SECTION 1.163-12 DEDUCTION OF ORIGINAL ISSUE DISCOUNT ON INSTRUMENT HELD BY RELATED FOREIGN PERSON.

(a) GENERAL RULES -- (1) DEFERRAL OF DEDUCTION. Except as provided in paragraph (b) of this section, section 163(e)(3) requires a taxpayer to use the cash method of accounting with respect to the deduction of original issue discount owed to a related foreign person. A deduction for an otherwise deductible portion of original issue discount with respect to a debt instrument will not be allowable as a deduction to the issuer until paid if, at the close of the issuer's taxable year in which such amount would otherwise be deductible, the person holding the debt instrument is a related foreign person. For purposes of this section, a related foreign person is any person that is not a United States person within the meaning of section 7701(a)(30), and that is related (within the meaning of section 267(b)) to the issuer at the close of the taxable year in which the amount incurred by the taxpayer would otherwise be deductible. Section 267(f) defines "controlled group" for purposes of section 267(b) without regard to the limitations of section 1563(b). An amount is treated as paid for purposes of this section if the amount is considered paid for purposes of section 1441 or section 1442 (including an amount taken into account pursuant to section 871(a)(1)(C), section 881(a)(3), or section 884(f)). The rules of this paragraph (a) apply even if the original issue discount is not subject to United States tax, or is subject to a reduced rate of tax, pursuant to a provision of the Internal Revenue Code or a treaty obligation of the United States. For purposes of this section, original issue discount is an amount described in section 1273, whether from sources inside or outside the United States.

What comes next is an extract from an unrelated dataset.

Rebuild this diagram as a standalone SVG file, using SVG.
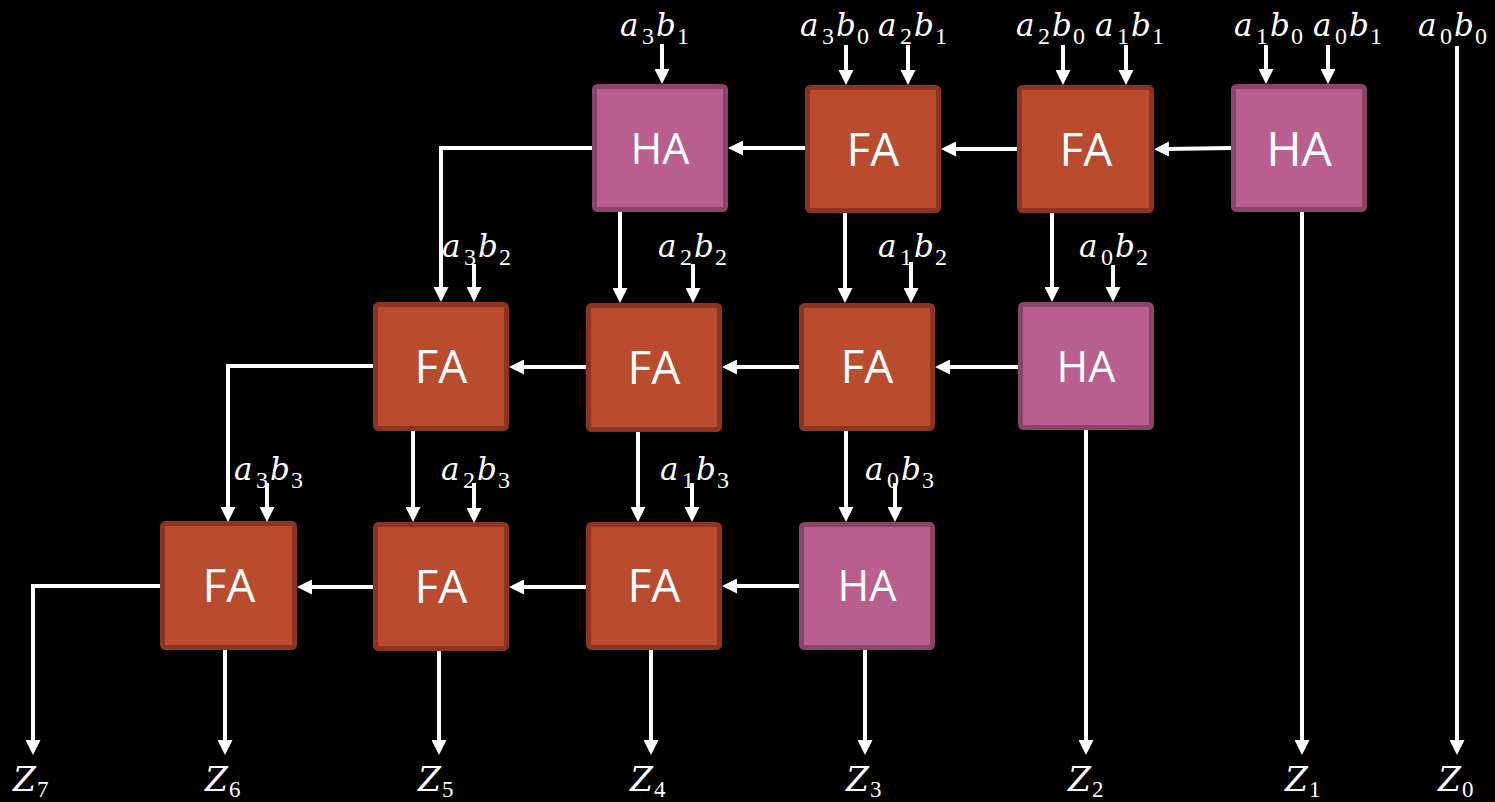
<svg xmlns="http://www.w3.org/2000/svg" width="1495" height="802" viewBox="0 0 1495 802">
<style>
.fa rect{fill:#b94c2e;stroke:#8a3421;stroke-width:5}
.ha rect{fill:#b85f90;stroke:#8a4467;stroke-width:5}
.nt{font-family:"Open Sans",sans-serif;fill:#fff;text-anchor:middle}
.c path{fill:none;stroke:#fff;stroke-width:4;marker-end:url(#ah)}
.lb{font-family:"DejaVu Serif",serif;font-style:italic;font-size:31px;fill:#fff}
.lb .s{font-family:"Liberation Serif",serif;font-style:normal;font-size:24px}
.z{font-family:"DejaVu Serif",serif;font-style:italic;font-size:33px;fill:#fff}
.z .s{font-family:"Liberation Serif",serif;font-style:normal;font-size:23px}
</style>
<defs>
<marker id="ah" markerUnits="userSpaceOnUse" markerWidth="15" markerHeight="15" refX="3" refY="7.5" orient="auto"><path d="M0,0 L15,7.5 L0,15 z" fill="#fff"/></marker>
</defs>
<rect width="1495" height="802" fill="#000"/>
<g id="r1c1" class="ha"><rect x="594.5" y="86.5" width="131" height="123" rx="3"/><text class="nt" x="660" y="164" font-size="43">HA</text></g>
<g id="r1c2" class="fa"><rect x="807.5" y="87.5" width="131" height="123" rx="3"/><text class="nt" x="873" y="166" font-size="46">FA</text></g>
<g id="r1c3" class="fa"><rect x="1019.5" y="87.5" width="132" height="123" rx="3"/><text class="nt" x="1086" y="166" font-size="46">FA</text></g>
<g id="r1c4" class="ha"><rect x="1233.5" y="86.5" width="131" height="123" rx="3"/><text class="nt" x="1299" y="166" font-size="48">HA</text></g>
<g id="r2c1" class="fa"><rect x="375.5" y="304.5" width="131" height="124" rx="3"/><text class="nt" x="441" y="383" font-size="46">FA</text></g>
<g id="r2c2" class="fa"><rect x="588.5" y="305.5" width="131" height="124" rx="3"/><text class="nt" x="654" y="384" font-size="46">FA</text></g>
<g id="r2c3" class="fa"><rect x="801.5" y="305.5" width="131" height="123" rx="3"/><text class="nt" x="867" y="383" font-size="46">FA</text></g>
<g id="r2c4" class="ha"><rect x="1020.5" y="304.5" width="131" height="123" rx="3"/><text class="nt" x="1086" y="382" font-size="43">HA</text></g>
<g id="r3c1" class="fa"><rect x="162.5" y="523.5" width="132" height="124" rx="3"/><text class="nt" x="229" y="602" font-size="46">FA</text></g>
<g id="r3c2" class="fa"><rect x="375.5" y="524.5" width="131" height="124" rx="3"/><text class="nt" x="441" y="603" font-size="46">FA</text></g>
<g id="r3c3" class="fa"><rect x="588.5" y="524.5" width="131" height="123" rx="3"/><text class="nt" x="654" y="602" font-size="46">FA</text></g>
<g id="r3c4" class="ha"><rect x="801.5" y="524.5" width="131" height="123" rx="3"/><text class="nt" x="867" y="601" font-size="43">HA</text></g>
<g id="connectors" class="c">
<path d="M662,44 V72"/>
<path d="M846,45 V73"/>
<path d="M908,45 V73"/>
<path d="M1063,45 V73"/>
<path d="M1126,45 V73"/>
<path d="M1266,45 V72"/>
<path d="M1328,45 V72"/>
<path d="M1457,46 V743"/>
<path d="M1231,148 L1166,149"/>
<path d="M1017,149 H953"/>
<path d="M805,148 H740"/>
<path d="M592,148 H441 V290"/>
<path d="M620,212 V291"/>
<path d="M845,213 V291"/>
<path d="M1052,213 V290"/>
<path d="M1302,212 V743"/>
<path d="M474,264 V290"/>
<path d="M693,264 V291"/>
<path d="M911,262 V291"/>
<path d="M1113,265 V290"/>
<path d="M1018,367 H947"/>
<path d="M799,367 H734"/>
<path d="M586,367 H521"/>
<path d="M373,366 H228 V510"/>
<path d="M413,431 V510"/>
<path d="M638,432 V510"/>
<path d="M846,431 V510"/>
<path d="M1086,430 V743"/>
<path d="M267,483 V510"/>
<path d="M474,483 V511"/>
<path d="M692,483 V510"/>
<path d="M895,483 V510"/>
<path d="M799,586 H734"/>
<path d="M586,587 H521"/>
<path d="M373,587 H309"/>
<path d="M160,586 H33 V743"/>
<path d="M225,650 V743"/>
<path d="M439,651 V743"/>
<path d="M651,650 V743"/>
<path d="M865,650 V743"/>
</g>
<g id="labels">
<text class="lb" y="36"><tspan x="620">a</tspan><tspan class="s" x="642" dy="8">3</tspan><tspan x="656" dy="-8">b</tspan><tspan class="s" x="677" dy="8">1</tspan></text>
<text class="lb" y="36"><tspan x="800">a</tspan><tspan class="s" x="822" dy="8">3</tspan><tspan x="836" dy="-8">b</tspan><tspan class="s" x="857" dy="8">0</tspan></text>
<text class="lb" y="36"><tspan x="878">a</tspan><tspan class="s" x="900" dy="8">2</tspan><tspan x="914" dy="-8">b</tspan><tspan class="s" x="935" dy="8">1</tspan></text>
<text class="lb" y="36"><tspan x="1016">a</tspan><tspan class="s" x="1038" dy="8">2</tspan><tspan x="1052" dy="-8">b</tspan><tspan class="s" x="1073" dy="8">0</tspan></text>
<text class="lb" y="36"><tspan x="1095">a</tspan><tspan class="s" x="1117" dy="8">1</tspan><tspan x="1131" dy="-8">b</tspan><tspan class="s" x="1152" dy="8">1</tspan></text>
<text class="lb" y="36"><tspan x="1234">a</tspan><tspan class="s" x="1256" dy="8">1</tspan><tspan x="1270" dy="-8">b</tspan><tspan class="s" x="1291" dy="8">0</tspan></text>
<text class="lb" y="36"><tspan x="1313">a</tspan><tspan class="s" x="1335" dy="8">0</tspan><tspan x="1349" dy="-8">b</tspan><tspan class="s" x="1370" dy="8">1</tspan></text>
<text class="lb" y="36"><tspan x="1418">a</tspan><tspan class="s" x="1440" dy="8">0</tspan><tspan x="1454" dy="-8">b</tspan><tspan class="s" x="1475" dy="8">0</tspan></text>
<text class="lb" y="257"><tspan x="442">a</tspan><tspan class="s" x="464" dy="8">3</tspan><tspan x="478" dy="-8">b</tspan><tspan class="s" x="499" dy="8">2</tspan></text>
<text class="lb" y="257"><tspan x="658">a</tspan><tspan class="s" x="680" dy="8">2</tspan><tspan x="694" dy="-8">b</tspan><tspan class="s" x="715" dy="8">2</tspan></text>
<text class="lb" y="257"><tspan x="878">a</tspan><tspan class="s" x="900" dy="8">1</tspan><tspan x="914" dy="-8">b</tspan><tspan class="s" x="935" dy="8">2</tspan></text>
<text class="lb" y="257"><tspan x="1079">a</tspan><tspan class="s" x="1101" dy="8">0</tspan><tspan x="1115" dy="-8">b</tspan><tspan class="s" x="1136" dy="8">2</tspan></text>
<text class="lb" y="480"><tspan x="234">a</tspan><tspan class="s" x="256" dy="8">3</tspan><tspan x="270" dy="-8">b</tspan><tspan class="s" x="291" dy="8">3</tspan></text>
<text class="lb" y="480"><tspan x="441">a</tspan><tspan class="s" x="463" dy="8">2</tspan><tspan x="477" dy="-8">b</tspan><tspan class="s" x="498" dy="8">3</tspan></text>
<text class="lb" y="480"><tspan x="660">a</tspan><tspan class="s" x="682" dy="8">1</tspan><tspan x="696" dy="-8">b</tspan><tspan class="s" x="717" dy="8">3</tspan></text>
<text class="lb" y="480"><tspan x="865">a</tspan><tspan class="s" x="887" dy="8">0</tspan><tspan x="901" dy="-8">b</tspan><tspan class="s" x="922" dy="8">3</tspan></text>
<text class="z" y="791"><tspan x="13">Z</tspan><tspan class="s" x="37" dy="6">7</tspan></text>
<text class="z" y="791"><tspan x="205">Z</tspan><tspan class="s" x="229" dy="6">6</tspan></text>
<text class="z" y="791"><tspan x="418">Z</tspan><tspan class="s" x="442" dy="6">5</tspan></text>
<text class="z" y="791"><tspan x="630">Z</tspan><tspan class="s" x="654" dy="6">4</tspan></text>
<text class="z" y="791"><tspan x="846">Z</tspan><tspan class="s" x="870" dy="6">3</tspan></text>
<text class="z" y="791"><tspan x="1068">Z</tspan><tspan class="s" x="1092" dy="6">2</tspan></text>
<text class="z" y="791"><tspan x="1285">Z</tspan><tspan class="s" x="1309" dy="6">1</tspan></text>
<text class="z" y="791"><tspan x="1438">Z</tspan><tspan class="s" x="1462" dy="6">0</tspan></text>
</g>
</svg>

(2) CHANGE IN METHOD OF ACCOUNTING. A taxpayer that uses a method of accounting other than that required by the rules of this section must change its method of accounting to conform its method to the rules of this section. The taxpayer's change in method must be made pursuant to the rules of section 446(e), the regulations thereunder, and any applicable administrative procedures prescribed by the Commissioner. Because the rules of this section prescribe a method of accounting, these rules apply in the determination of a taxpayer's earnings and profits pursuant to section 1.312-6(a).

(b) EXCEPTIONS AND SPECIAL RULES -- (1) EFFECTIVELY CONNECTED INCOME. The provisions of section 267(a)(2) and the regulations thereunder, and not the provisions of paragraph (a) of this section, apply to an amount of original issue discount that is income of the related foreign person that is effectively connected with the conduct of a United States trade or business of such related foreign person. An amount described in this paragraph (b)(1) thus is allowable as a deduction as of the day on which the amount is includible in the gross income of the related foreign person as effectively connected income under sections 872(a)(2) or 882(b) (or, if later, as of the day on which the deduction would be so allowable but for section 267(a)(2)). However, this paragraph (b)(1) does not apply if the related foreign person is exempt from United States income tax on the amount owed, or is subject to a reduced rate of tax, pursuant to a treaty obligation of the United States (such as under an article relating to the taxation of business profits).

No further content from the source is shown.